Farmers in Madhya Pradesh, Rajasthan, Uttar Pradesh, Maharashtra, Karnataka, Haryana, Punjab and Chhattisgarh have been told to stay at homes, stock their produce and consume it for their own use during the agitation and identify nearby villages where they can directly exchange perishable agricultural products for other goods or services.

“In order to create pressure on the market we are not going to sell it to the dealers. We asked them to go for barter so that our farmers are not impoverished further. It is simple; milk producers will exchange their goods with vegetable producers and so forth,” said Pushpendra Singh, local farm leader in Madhya Pradesh (MP).

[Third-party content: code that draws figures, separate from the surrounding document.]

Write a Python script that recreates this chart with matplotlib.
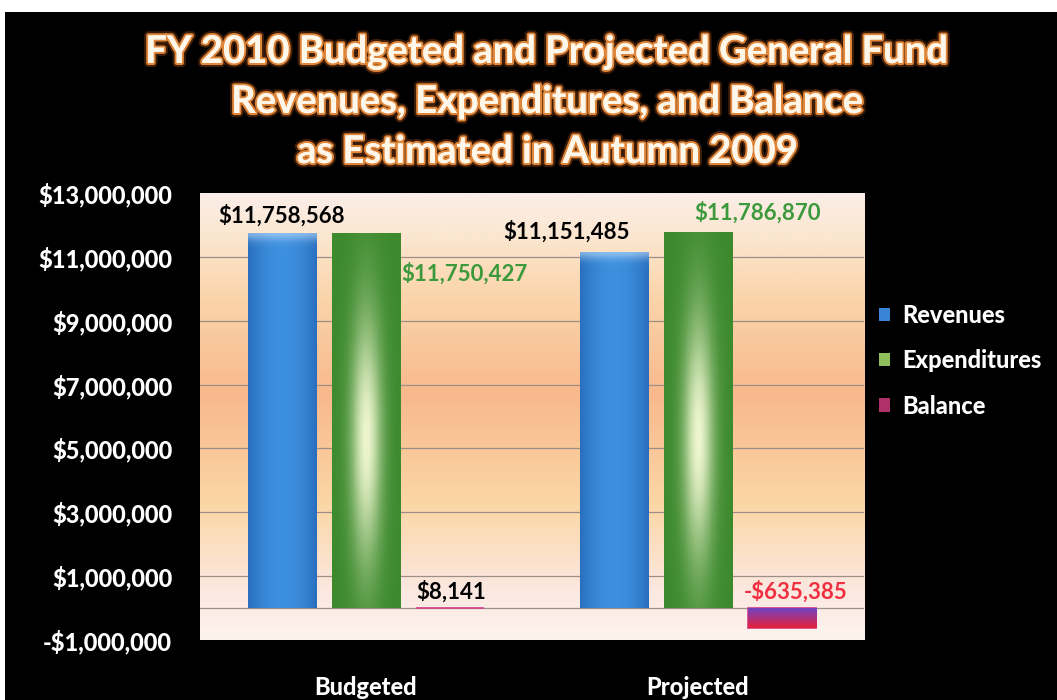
import numpy as np
import matplotlib
matplotlib.use("Agg")
import matplotlib.pyplot as plt
import matplotlib.patheffects as pe
from matplotlib.patches import Rectangle
from matplotlib.ticker import FuncFormatter
from matplotlib.colors import LinearSegmentedColormap, to_rgb

# ---------------- data ----------------
categories = ["Budgeted", "Projected"]
series_names = ["Revenues", "Expenditures", "Balance"]
revenues = [11758568, 11151485]
expenditures = [11750427, 11786870]
balance = [8141, -635385]
y_ticks = [-1000000, 1000000, 3000000, 5000000, 7000000, 9000000, 11000000, 13000000]

FONT = "Lato"
plt.rcParams["font.family"] = [FONT, "DejaVu Sans"]
HEAVY = "black"

fig = plt.figure(figsize=(10.57, 7.0), dpi=100, facecolor="white")
# black slide background (white strip at top / left)
fig.patches.append(Rectangle((5 / 1057, 0), 1, (700 - 12) / 700, transform=fig.transFigure,
                             facecolor="black", edgecolor="none", zorder=-10))

ax = fig.add_axes([200 / 1057, (700 - 640) / 700, (864 - 200) / 1057, (640 - 193) / 700])
ax.set_facecolor("none")
ax.set_xlim(-0.5, 1.5)
ax.set_ylim(y_ticks[0], y_ticks[-1])

# background gradient of plot area
stops = [(0.00, "#fdf3ee"), (0.12, "#fbe7de"), (0.30, "#fcd7a6"), (0.55, "#f8b98c"),
         (0.78, "#fbd6ad"), (0.90, "#fbe6cf"), (1.00, "#fbeee8")]
bg_cmap = LinearSegmentedColormap.from_list("bg", stops)
grad = np.linspace(0, 1, 256).reshape(-1, 1)
ax.imshow(grad, cmap=bg_cmap, aspect="auto", extent=[-0.5, 1.5, y_ticks[-1], y_ticks[0]],
          origin="upper", zorder=0)

# grid lines
for t in y_ticks[1:-1]:
    ax.axhline(t, color="#9c8f88", lw=0.9, zorder=1)
ax.axhline(0, color="#9c8f88", lw=0.9, zorder=1)

x = np.arange(len(categories))
width = 0.205
offsets = [-0.253, 0.0, 0.253]
base_colors = ["#3584d4", "#4c9a3a", "#8a3fa0"]
values = [revenues, expenditures, balance]

bars_all = []
for i, (vals, col, name) in enumerate(zip(values, base_colors, series_names)):
    bars = ax.bar(x + offsets[i], vals, width, color=col, label=name, zorder=2,
                  edgecolor="#d0408a" if i == 2 else "none", linewidth=1.2 if i == 2 else 0)
    bars_all.append(bars)


def make_gradient(kind, n=200):
    h = np.linspace(0, 1, n)          # vertical 0=top
    w = np.linspace(-1, 1, 60)        # horizontal
    img = np.zeros((n, len(w), 3))
    if kind == 0:
        edge = np.array(to_rgb("#2a6fbf"))
        mid = np.array(to_rgb("#3d90de"))
        f = 1 - np.abs(w) ** 2
        img[:] = edge + (mid - edge) * f[None, :, None]
        top = np.exp(-((h - 0.0) / 0.02) ** 2)
        img = img + (np.array([0.85, 0.93, 1.0]) - img) * (0.5 * top)[:, None, None]
    elif kind == 1:
        edge = np.array(to_rgb("#3d8a2e"))
        mid = np.array(to_rgb("#eef6cf"))
        fx = np.exp(-(w / 0.45) ** 2)
        fy = np.exp(-((h - 0.55) / 0.33) ** 2)
        f = fx[None, :] * fy[:, None]
        img[:] = edge + (mid - edge) * f[:, :, None]
    else:
        top = np.array(to_rgb("#6a45c8"))
        bot = np.array(to_rgb("#e8203a"))
        img[:] = top + (bot - top) * h[:, None, None]
    return np.clip(img, 0, 1)


for i, bars in enumerate(bars_all):
    g = make_gradient(i)
    for b in bars:
        x0, w_ = b.get_x(), b.get_width()
        y0, h_ = b.get_y(), b.get_height()
        ytop, ybot = max(y0, y0 + h_), min(y0, y0 + h_)
        if ytop - ybot < 50000:
            continue
        im = ax.imshow(g, extent=[x0, x0 + w_, ybot, ytop], aspect="auto", zorder=3, origin="upper")
        im.set_clip_path(b)

ax.set_xlim(-0.5, 1.5)
ax.set_ylim(y_ticks[0], y_ticks[-1])

# value labels (offsets in points)
label_specs = [
    (0, 0, "black", (0, 4), "center", "bottom"),
    (1, 0, "#3c9a3c", (1, -29), "left", "center"),
    (2, 0, "black", (1, 4), "center", "bottom"),
    (0, 1, "black", (-34, 7), "center", "bottom"),
    (1, 1, "#3c9a3c", (43, 6), "center", "bottom"),
    (2, 1, "#f03040", (10, 4), "center", "bottom"),
]
for si, ci, colr, off, ha, va in label_specs:
    b = bars_all[si][ci]
    v = values[si][ci]
    xx = b.get_x() + (b.get_width() if ha == "left" else b.get_width() / 2)
    yy = max(v, 0)
    txt = ("-$" if v < 0 else "$") + f"{abs(v):,}"
    ax.annotate(txt, xy=(xx, yy), xytext=off, textcoords="offset points", ha=ha, va=va,
                color=colr, fontsize=16, fontweight="bold", zorder=5)

# axes styling
for s in ax.spines.values():
    s.set_visible(False)
ax.set_yticks(y_ticks)
ax.yaxis.set_major_formatter(FuncFormatter(lambda v, p: ("-$" if v < 0 else "$") + f"{abs(int(v)):,}"))
ax.set_xticks(x)
ax.set_xticklabels(categories)
ax.tick_params(axis="both", length=0, colors="white", labelsize=17)
ax.tick_params(axis="y", pad=20)
ax.tick_params(axis="x", pad=26)
for lab in ax.get_yticklabels() + ax.get_xticklabels():
    lab.set_fontweight(HEAVY)

# legend
leg = ax.legend(loc="upper left", bbox_to_anchor=(0.99, 0.80), frameon=False, labelcolor="white",
                prop={"weight": HEAVY, "size": 17, "family": FONT}, handlelength=0.5, handleheight=0.5,
                handletextpad=0.5, labelspacing=0.95, borderaxespad=0.5)
for h, c in zip(leg.legend_handles, ["#3a84d6", "#8fbf5a", "#b0306a"]):
    h.set_facecolor(c)
    h.set_edgecolor("none")

# title
title_lines = ["FY 2010 Budgeted and Projected General Fund",
               "Revenues, Expenditures, and Balance",
               "as Estimated in Autumn 2009"]
for k, line in enumerate(title_lines):
    fig.text(548 / 1057, 1 - (52 + 50 * k) / 700, line, ha="center", va="center", fontsize=27.5,
             fontweight="bold", color="#fff7ea",
             path_effects=[pe.withStroke(linewidth=6, foreground="#7a3a10", alpha=0.5),
                           pe.withStroke(linewidth=3, foreground="#e0863a"), pe.Normal()])

fig.savefig("out.png", dpi=100, facecolor=fig.get_facecolor())
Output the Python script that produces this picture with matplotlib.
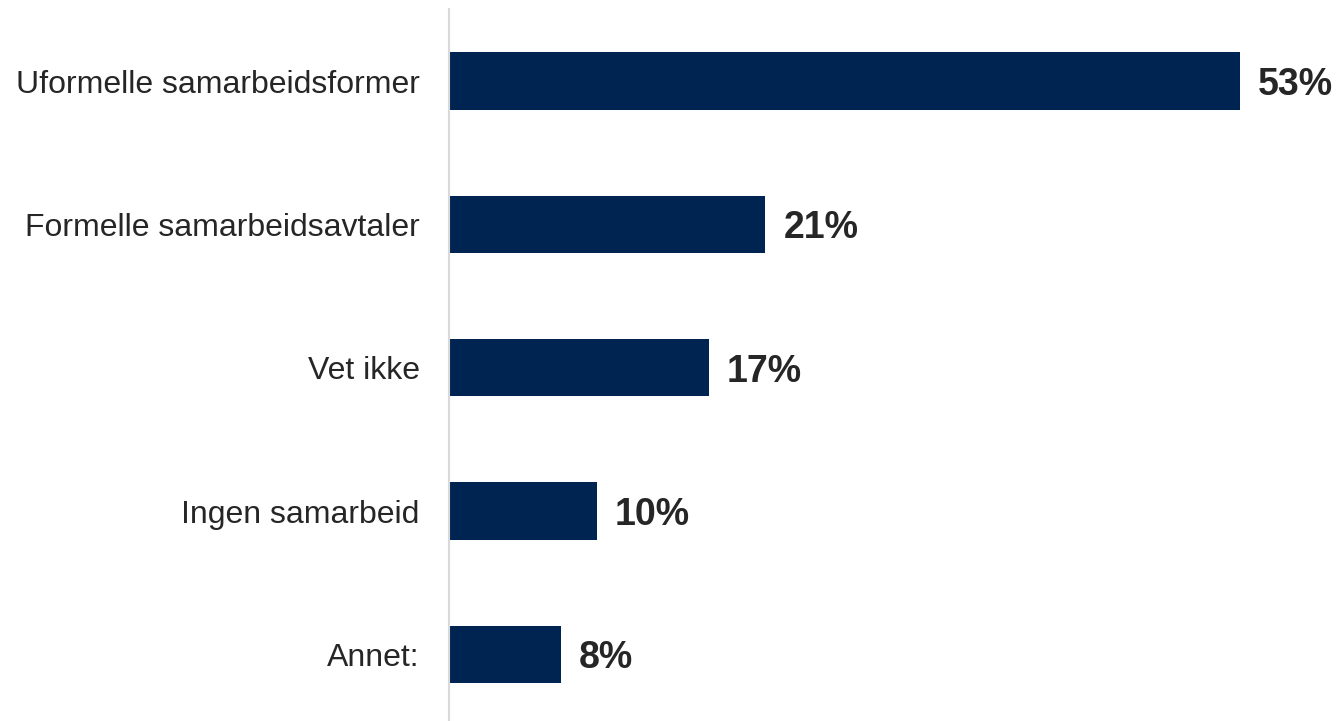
import matplotlib.pyplot as plt

categories = ["Uformelle samarbeidsformer", "Formelle samarbeidsavtaler", "Vet ikke",
              "Ingen samarbeid", "Annet:"]
values = [53.0, 21.2, 17.4, 9.9, 7.5]
value_labels = ["53%", "21%", "17%", "10%", "8%"]

plt.rcParams['font.family'] = ['Liberation Sans', 'DejaVu Sans']

fig = plt.figure(figsize=(13.36, 7.21), dpi=100)
ax = fig.add_axes([449 / 1336, 0, 887 / 1336, 711.5 / 721])

ax.barh(range(len(categories)), values, height=0.4, color="#002452")
ax.set_xlim(0, 887 / 14.92)
ax.set_ylim(4.465, -0.5)

for i, (v, lab) in enumerate(zip(values, value_labels)):
    ax.annotate(lab, (v, i), xytext=(13, 0), textcoords="offset points",
                va="center_baseline", ha="left", fontsize=27, fontweight="bold",
                color="#262626")

ax.set_yticks(range(len(categories)))
ax.set_yticklabels(categories, fontsize=23, color="#262626")
ax.tick_params(axis="y", length=0, pad=21)
ax.set_xticks([])
for side in ["top", "right", "bottom"]:
    ax.spines[side].set_visible(False)
ax.spines["left"].set_color("#D9D9D9")
ax.spines["left"].set_linewidth(1.5)

fig.savefig("out.png", dpi=100)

Exchange of goods without involvement of currency is not new in India. Punjab farmer leader Inderjit Jaijee explained, “During farm protests in the 70’s, there was a similar movement launched where farmers stopped selling produce to markets and survived only through mutual brotherhood.”

Multiple orgainsers that News18 spoke to said farmers will not take to the roads this time. Instead, they will simply not supply milk and vegetables to the state's markets. City-dwellers can buy directly from the villages if they so choose.

Among their major demands are one-time loan waiver, higher minimum support prices and higher prices for their produce in general.

Over a 100 outfits claiming to be farmers’ organisations had met at Bhopal’s Gandhi Ashramin Wardha on May 11. The meeting was convened by Rashtriya Kisan Mahasangh — an umbrella organisation of all the outfits. Modalities of the 10-day agitation were discussed during the meet.

Swabhiman Shetkari Sangathana, which took part in the Maharashtra agitation for loan waiver, is staying away, questioning the credibility of these organisations. RSS-backed Bhartiya Kisan Sangh (BKS) has also decided to not participate in the protests.

The history of barter dates all the way back to 6000 BC. Introduced by Mesopotamia tribes, bartering was adopted by Phoenicians. Phoenicians bartered goods to those located in various other cities across oceans.